We've been using 65537k for transfer buffers for at least half a year at the recommendation of some docs, and 16384k before that. We also used 64k block size on the LTO2 tapes because it gained us a few megabytes per second (128k did not work), but I hope to avoid going over approx 63k because some operating systems need tuning or kernel hacking to do larger transfers than 64k. We have not attempted a direct SCSI connection with LTO4 yet (maybe next week, not on a Friday afternoon before the weekend backups start).
Davies,Matt wrote:
Couple of thoughts, increasing the number of buffers, within the performance tab of configure for the tape drive and changing the block size.
Cheers
Matt
-----Original Message----- From: owner-toasters@mathworks.com [mailto:owner-toasters@mathworks.com] On Behalf Of Adam McDougall Sent: 09 May 2008 16:02 To: Toasters Subject: Max of 20MB/sec through FC attached LTO tape drive? Overland neo 2000
Asking here because we don't have current Overland support for the fibre
channel card and I would guess it is more of a problem with the card rather than netapp (we only used the FCO with a netapp), but maybe someone has encountered this...

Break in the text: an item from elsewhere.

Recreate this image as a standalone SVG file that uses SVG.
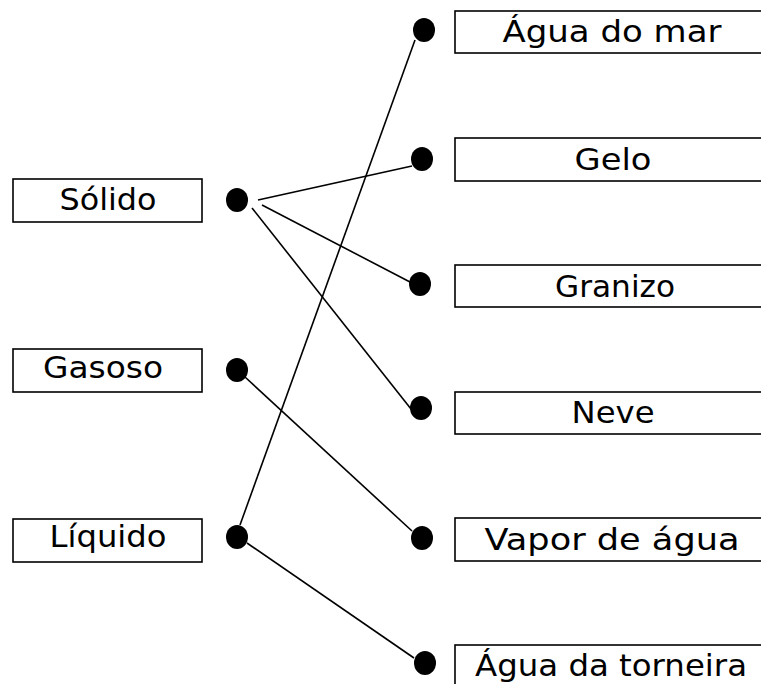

Around 2004 we bought a Overland Neo 2000 tape library with the FCO VIA scsi to FC converter board, and we got at most 20 or 25MB/sec through it
(per tape drive) depending if we were writing or reading. This is both with NDMP dumps from the filer disks to tape, and also across the network into the filer to tape with NDMP. The backup software is Bakbone Netvault. Last year we tried attaching this library to a Unix host directly with SCSI and our speed almost doubled. I was floored, and shocked that we spent so many years missing out on performance, although 20-25 was the best I've seen anyone report for LTO2 so I never expected more.
Recently we bought another Neo 2000 with LTO4 drives, and I decided to move the FCO card over to it and try again, hoping maybe there was a misconfiguration, but I could not find any and it still acts as if there
is a mystery cap on the speed of 20MB/sec (it averages 18-19 after it gets going). I've been all through the configuration of the FCO card and it is set to 160M/sec per scsi bus, tried with and without domain validation, and I even got the FC channel to operate at 2Gbit but no improvement. If I cannot figure this out then I will just attach it to the Unix host with the other neo 2000, but its always nice to have more options. I would not bother operating a LTO4 drive at such a slow speed
in production because shoe-shining would probably wear it out and the compression would be sub optimal or non-existent.